The reference implementation at
http://occitest.appspot.com/ currently
generates valid Atom and while it has basic links between resources, it lacks things like the local identifier (e.g. "eth0" or "sda") because there are a number of ways to skin this particular cat:
- add them where possible as generic attributes in the main occi namespace (only really applies to the local identifier, but it does generally make sense to give a local handle to any resource):
<link ... occi:localname="eth0" network:address="1.2.3.4" />
- add them as specific attributes in the extension namespaces (e.g. network:interface, storage:device)
<link ... network:interface="eth0" network:address="1.2.3.4" />
- add them as elements under the link element
<link ... >
<network:interface>eth0</network:interface>
<network:address type="ipv4>1.2.3.4</network:address>
</link>
- some combination (
<link ... occi:localname="eth0">
<network:address type="ipv4>1.2.3.4</network:address>
</link>
I got the idea of having them as elements under the link element from Microsoft's
Astoria team blog, specifically the post on
Related entries and feeds: links and link expansion.
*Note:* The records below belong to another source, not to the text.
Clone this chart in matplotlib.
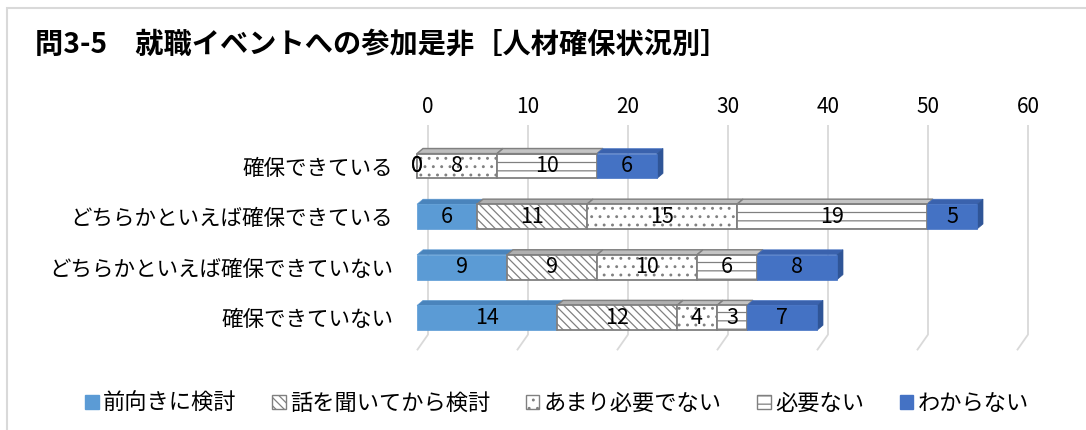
import matplotlib
matplotlib.use('Agg')
import matplotlib.pyplot as plt
from matplotlib.patches import Polygon, Rectangle, Patch

plt.rcParams['font.family'] = ['Noto Sans CJK JP', 'DejaVu Sans']
plt.rcParams['hatch.linewidth'] = 0.9

title = '問3-5　就職イベントへの参加是非［人材確保状況別］'
categories = ['確保できている', 'どちらかといえば確保できている',
              'どちらかといえば確保できていない', '確保できていない']
series_names = ['前向きに検討', '話を聞いてから検討', 'あまり必要でない', '必要ない', 'わからない']
mae_muki = [0, 6, 9, 14]
hanashi = [0, 11, 9, 12]
amari = [8, 15, 10, 4]
hitsuyou_nai = [10, 19, 6, 3]
wakaranai = [6, 5, 8, 7]
ticks = [0, 10, 20, 30, 40, 50, 60]

series = [mae_muki, hanashi, amari, hitsuyou_nai, wakaranai]
styles = [
    dict(fc='#5B9BD5', ec='#5B9BD5', hatch=None, top='#4A84BC'),
    dict(fc='white', ec='#808080', hatch='\\\\\\\\', top='#B0B0B0'),
    dict(fc='white', ec='#808080', hatch='..', top='#BDBDBD'),
    dict(fc='white', ec='#808080', hatch='--', top='#C4C4C4'),
    dict(fc='#4472C4', ec='#4472C4', hatch=None, top='#3A62AD'),
]

W, H = 1086, 430
fig = plt.figure(figsize=(W / 100, H / 100), dpi=100)
ax = fig.add_axes([400 / W, 1 - 370 / H, 660 / W, 245 / H])
ax.set_xlim(-1.7, 64.3)
ax.set_ylim(4.03, -0.81)

h = 0.49      # bar height
dx, dy = 0.6, 0.1   # depth of bar top face
back = 1.1    # back wall offset

# back wall gridlines + floor diagonals
for t in ticks:
    ax.plot([t + back, t + back, t], [-0.81, 3.33, 3.64], color='#D9D9D9', lw=1.3, zorder=1,
            solid_capstyle='butt')

y = list(range(len(categories)))
left = [0] * len(categories)
for vals, st in zip(series, styles):
    lw = 1.3 if st['hatch'] else 0.5
    bars = ax.barh(y, vals, left=left, height=h, color=st['fc'], edgecolor=st['ec'],
                   hatch=st['hatch'], lw=lw, zorder=3)
    for i, (v, l) in enumerate(zip(vals, left)):
        if v > 0:
            top = i - h / 2
            ax.add_patch(Polygon([(l, top), (l + v, top), (l + v + dx, top - dy), (l + dx, top - dy)],
                                 closed=True, fc=st['top'], ec=st['ec'], lw=lw * 0.8, zorder=2))
    ax.bar_label(bars, label_type='center', fontsize=15.5, color='black', zorder=5)
    left = [a + b for a, b in zip(left, vals)]

# right side face of the last segment
for i, tot in enumerate(left):
    top, bot = i - h / 2, i + h / 2
    ax.add_patch(Polygon([(tot, top), (tot + dx, top - dy), (tot + dx, bot - dy), (tot, bot)],
                         closed=True, fc='#2F5597', ec='#2F5597', lw=0.5, zorder=2))

ax.xaxis.tick_top()
ax.set_xticks([t + back for t in ticks], labels=[str(t) for t in ticks])
ax.set_yticks(y, labels=categories)
ax.tick_params(axis='x', length=0, pad=5, labelsize=15)
ax.tick_params(axis='y', length=0, pad=5, labelsize=15.5)
for s in ax.spines.values():
    s.set_visible(False)

handles = [Patch(facecolor=st['fc'], edgecolor=st['ec'], hatch=st['hatch'], lw=1.0) for st in styles]
fig.legend(handles, series_names, loc='center', bbox_to_anchor=(557 / W, 1 - 403 / H), ncol=5,
           frameon=False, fontsize=16, handlelength=0.6, handleheight=0.6, handletextpad=0.2,
           columnspacing=1.6)

fig.text(35 / W, 1 - 45 / H, title, fontsize=20.3, fontweight='bold', va='center')
fig.add_artist(Rectangle((7 / W, -0.1), 1.2, 1 - 8 / H + 0.1, transform=fig.transFigure,
                         fill=False, ec='#D9D9D9', lw=1.5))

fig.savefig('out.png', dpi=100)
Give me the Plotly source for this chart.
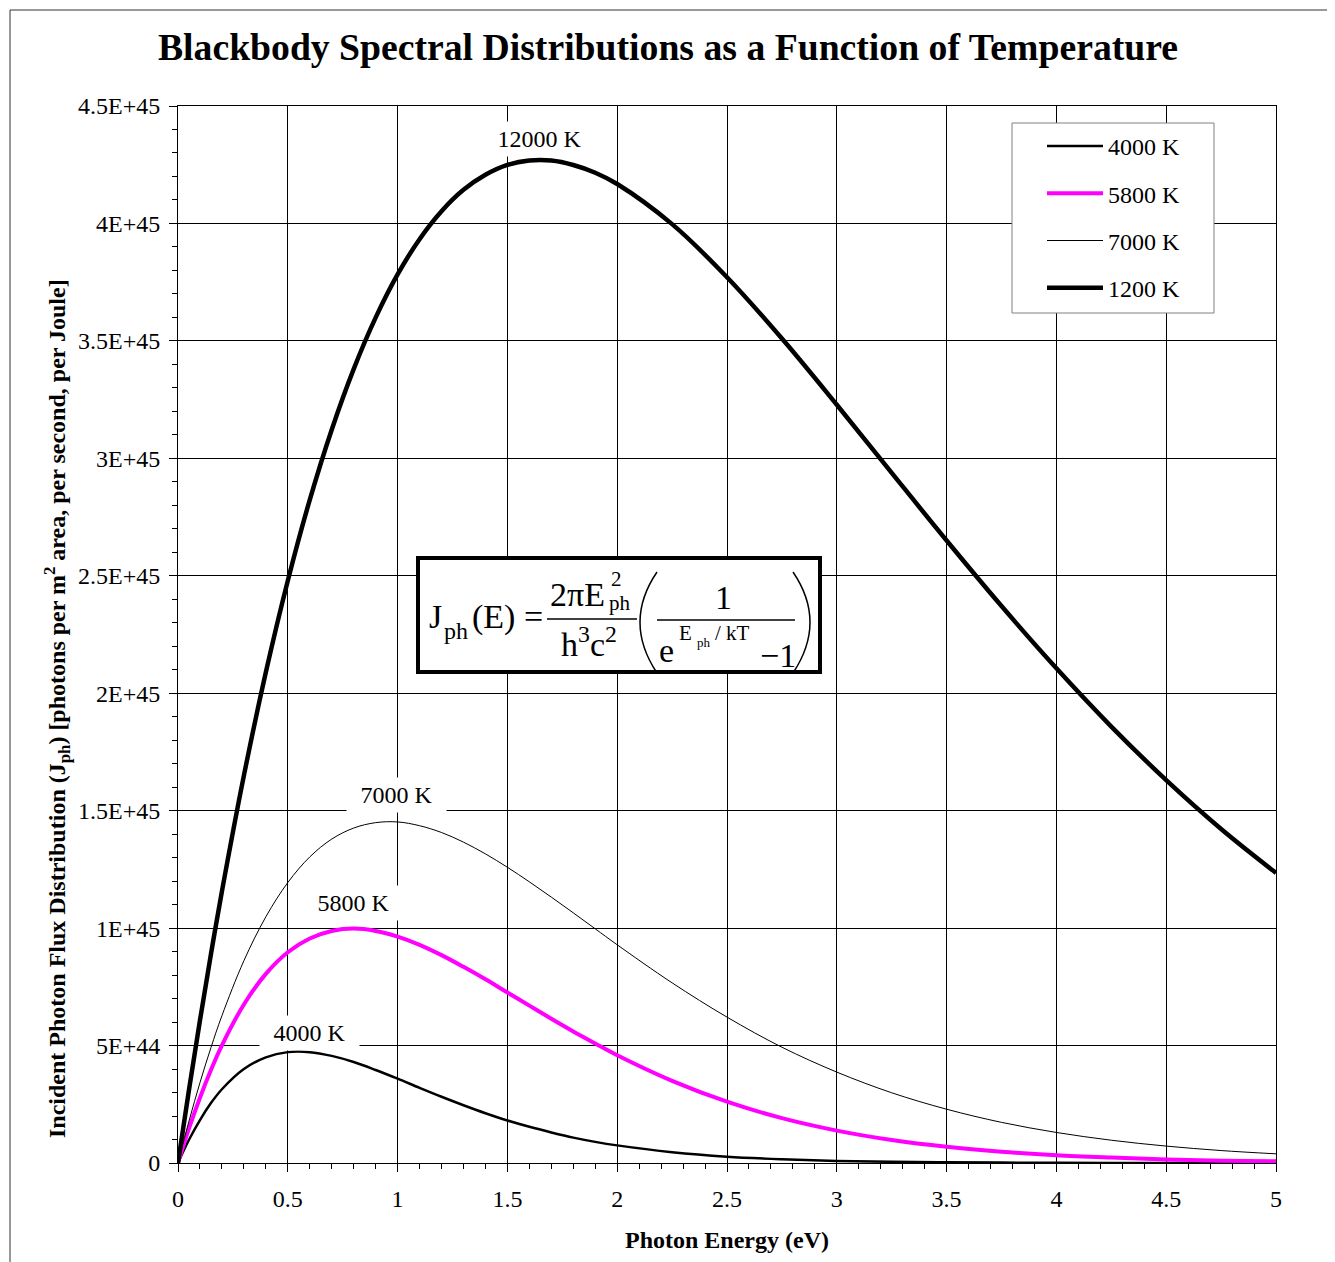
import plotly.graph_objects as go

# Photon energy (eV) and photon flux values (units of 1E+45)
energy = [0, 0.05, 0.1, 0.15, 0.2, 0.3, 0.4, 0.5, 0.6, 0.7, 0.8, 0.9, 1.0,
          1.1, 1.2, 1.3, 1.4, 1.5, 1.6, 1.7, 1.8, 1.9, 2.0, 2.25, 2.5, 2.75,
          3.0, 3.25, 3.5, 3.75, 4.0, 4.25, 4.5, 4.75, 5.0]

flux_4000 = [0, 0.099, 0.183, 0.255, 0.314, 0.400, 0.450, 0.472, 0.472, 0.456,
             0.430, 0.396, 0.359, 0.320, 0.282, 0.246, 0.212, 0.181, 0.154,
             0.130, 0.108, 0.090, 0.075, 0.046, 0.027, 0.016, 0.009, 0.005,
             0.003, 0.0016, 0.0009, 0.0005, 0.0003, 0.0001, 0.0001]
flux_5800 = [0, 0.147, 0.278, 0.396, 0.501, 0.675, 0.805, 0.897, 0.956, 0.988,
             0.998, 0.988, 0.964, 0.929, 0.885, 0.835, 0.782, 0.726, 0.670,
             0.614, 0.560, 0.509, 0.459, 0.350, 0.261, 0.191, 0.138, 0.098,
             0.069, 0.048, 0.033, 0.023, 0.015, 0.010, 0.007]
flux_7000 = [0, 0.178, 0.342, 0.491, 0.627, 0.861, 1.048, 1.194, 1.303, 1.379,
             1.426, 1.449, 1.452, 1.436, 1.407, 1.366, 1.316, 1.259, 1.197,
             1.132, 1.065, 0.997, 0.929, 0.767, 0.621, 0.493, 0.387, 0.299,
             0.229, 0.173, 0.130, 0.097, 0.072, 0.053, 0.039]
flux_12000 = [0, 0.311, 0.607, 0.889, 1.156, 1.649, 2.089, 2.479, 2.823, 3.122,
              3.380, 3.599, 3.783, 3.933, 4.052, 4.143, 4.207, 4.249, 4.268,
              4.268, 4.249, 4.216, 4.168, 3.997, 3.771, 3.510, 3.228, 2.938,
              2.650, 2.371, 2.106, 1.858, 1.630, 1.422, 1.235]

series_names = ["4000 K", "5800 K", "7000 K", "1200 K"]
curve_labels = ["4000 K", "5800 K", "7000 K", "12000 K"]

y_ticks = [0, 0.5e45, 1e45, 1.5e45, 2e45, 2.5e45, 3e45, 3.5e45, 4e45, 4.5e45]
y_tick_text = ["0", "5E+44", "1E+45", "1.5E+45", "2E+45", "2.5E+45", "3E+45",
               "3.5E+45", "4E+45", "4.5E+45"]

FONT = "Liberation Serif"

# the page puts the figure 8px in from the top-left corner
OFF = 8
W, H = 1335 - OFF, 1262 - OFF
# plot area in page pixels
L, R, T, B = 178, 1276, 106, 1163


def px(X):
    return (X - L) / (R - L)


def py(Y):
    return (B - Y) / (B - T)


fig = go.Figure()

styles = [
    dict(color="black", width=2.5),
    dict(color="#FF00FF", width=4),
    dict(color="black", width=1),
    dict(color="black", width=4.5),
]
for name, vals, st in zip(series_names,
                          [flux_4000, flux_5800, flux_7000, flux_12000],
                          styles):
    fig.add_trace(go.Scatter(
        x=energy, y=[v * 1e45 for v in vals],
        mode="lines", name=name, legendgroup=name,
        line=dict(color=st["color"], width=st["width"], shape="spline",
                  smoothing=1),
    ))

# curve labels with white boxes that break the grid
label_pos = [(0.597, 0.553e45), (0.801, 1.107e45), (0.997, 1.567e45),
             (1.648, 4.359e45)]
for txt, (lx, ly) in zip(curve_labels, label_pos):
    fig.add_annotation(x=lx, y=ly, text=txt, showarrow=False,
                       font=dict(family=FONT, size=24, color="black"),
                       bgcolor="white", width=97, height=32)

# y axis title
fig.add_annotation(
    xref="paper", yref="paper", x=px(57), y=py(709), textangle=-90,
    xanchor="center", yanchor="middle",
    text="<b>Incident Photon Flux Distribution (J<sub>ph</sub>) "
         "[photons per m<sup>2</sup> area, per second, per Joule]</b>",
    showarrow=False, font=dict(family=FONT, size=24, color="black"))

# legend frame (legend itself has no border so the lines can sit inset)
fig.add_shape(type="rect", xref="paper", yref="paper",
              x0=px(1012), x1=px(1214), y0=py(313), y1=py(123),
              line=dict(color="#808080", width=1), fillcolor="white",
              layer="above")

# formula box
fig.add_shape(type="rect", xref="paper", yref="paper",
              x0=px(418), x1=px(820), y0=py(672), y1=py(558),
              line=dict(color="black", width=4), fillcolor="white",
              layer="above")
eq_parts = [
    ("J", 427, 616, 34, "left"),
    ("ph", 442, 631, 24, "left"),
    ("(E) =", 470, 617, 34, "left"),
    ("2πE", 548, 594, 34, "left"),
    ("2", 609, 579, 21, "left"),
    ("ph", 607, 603, 21, "left"),
    ("h<sup>3</sup>c<sup>2</sup>", 589, 642, 34, "center"),
    ("1", 723, 597, 34, "center"),
    ("e", 657, 650, 34, "left"),
    ("E", 677, 633, 21, "left"),
    ("ph", 695, 642, 13, "left"),
    ("/ kT", 713, 633, 21, "left"),
    ("−1", 758, 655, 34, "left"),
]
for txt, X, Y, size, anchor in eq_parts:
    fig.add_annotation(xref="paper", yref="paper", x=px(X), y=py(Y),
                       text=txt, showarrow=False, xanchor=anchor,
                       yanchor="middle",
                       font=dict(family=FONT, size=size, color="black"))
for x0, x1, yy in [(547, 637, 619), (657, 795, 620)]:
    fig.add_shape(type="line", xref="paper", yref="paper",
                  x0=px(x0), x1=px(x1), y0=py(yy), y1=py(yy),
                  line=dict(color="black", width=1.5), layer="above")
for a, c in [(657, 623), (793, 827)]:
    fig.add_shape(type="path", xref="paper", yref="paper",
                  path=f"M {px(a)},{py(572)} Q {px(c)},{py(622)} {px(a)},{py(673)}",
                  line=dict(color="black", width=1.5), layer="above")

# outer chart frame
fig.add_shape(type="rect", xref="paper", yref="paper",
              x0=px(10), x1=px(1333), y0=py(1280), y1=py(10),
              line=dict(color="#333333", width=1))

fig.update_xaxes(
    range=[0, 5], dtick=0.5, tick0=0,
    showgrid=True, gridcolor="black", gridwidth=1,
    showline=True, linecolor="black", linewidth=1, mirror=True,
    zeroline=False,
    ticks="outside", ticklen=8, tickcolor="black", ticklabelstandoff=6,
    minor=dict(dtick=0.1, ticks="outside", ticklen=5, tickcolor="black",
               showgrid=False),
    tickfont=dict(family=FONT, size=24, color="black"),
    title=dict(text="<b>Photon Energy (eV)</b>", standoff=20,
               font=dict(family=FONT, size=24, color="black")),
)
fig.update_yaxes(
    range=[0, 4.5e45], tickvals=y_ticks, ticktext=y_tick_text,
    showgrid=True, gridcolor="black", gridwidth=1,
    showline=True, linecolor="black", linewidth=1, mirror=True,
    zeroline=False,
    ticks="outside", ticklen=8, tickcolor="black", ticklabelstandoff=4,
    minor=dict(dtick=1e44, ticks="outside", ticklen=5, tickcolor="black",
               showgrid=False),
    tickfont=dict(family=FONT, size=24, color="black"),
)

fig.update_layout(
    width=W, height=H,
    margin=dict(l=L - OFF, r=W - (R - OFF), t=T - OFF, b=H - (B - OFF),
                autoexpand=False),
    paper_bgcolor="white", plot_bgcolor="white",
    title=dict(text="<b>Blackbody Spectral Distributions as a Function of Temperature</b>",
               x=(668 - OFF) / W, xanchor="center",
               y=1 - (47 - OFF) / H, yanchor="middle",
               font=dict(family=FONT, size=37.7, color="black")),
    legend=dict(x=px(1042), y=py(124), xanchor="left", yanchor="top",
                bgcolor="rgba(0,0,0,0)", borderwidth=0,
                font=dict(family=FONT, size=24, color="black"),
                tracegroupgap=13, itemwidth=56),
    showlegend=True,
)

fig.write_html("out.html")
The suggestion has been
expanded and is approved of by Joe Gregorio/Google too.
This is
very relevant for performant/scalable serialisation/migration of infrastructure between providers (e.g. portability)... it means essentially that we can follow Tim's suggestion of using links to advertise e.g. OVF versions of resources, but then when required we can also dereference and safely include the content inline under the link element:
<link href="http://example.com/810a39a0-f8a4-49f7-8844-0399b4499c6f.ovf">
<content type="application/ovf+xml">
<!-- OVF content here -->
</content>
</link>
Obviously one would only dereference links when requested to do so, and even if they were dereferenced (e.g. by clicking "Save As..." on your cloud) they wouldn't get in the way of simpler implementations that don't care about them. It's about as clean & elegant as we're ever going to get if we're expecting portability.
Incidentally currently storage and networking devices don't link to anything (though they could - a virtual network pointing back at a physical one or a logical volume pointing back at a physical RAID). The compute resources are more interesting because they point to both. If you're having trouble retrieving the feed in its current form I've attached it for you.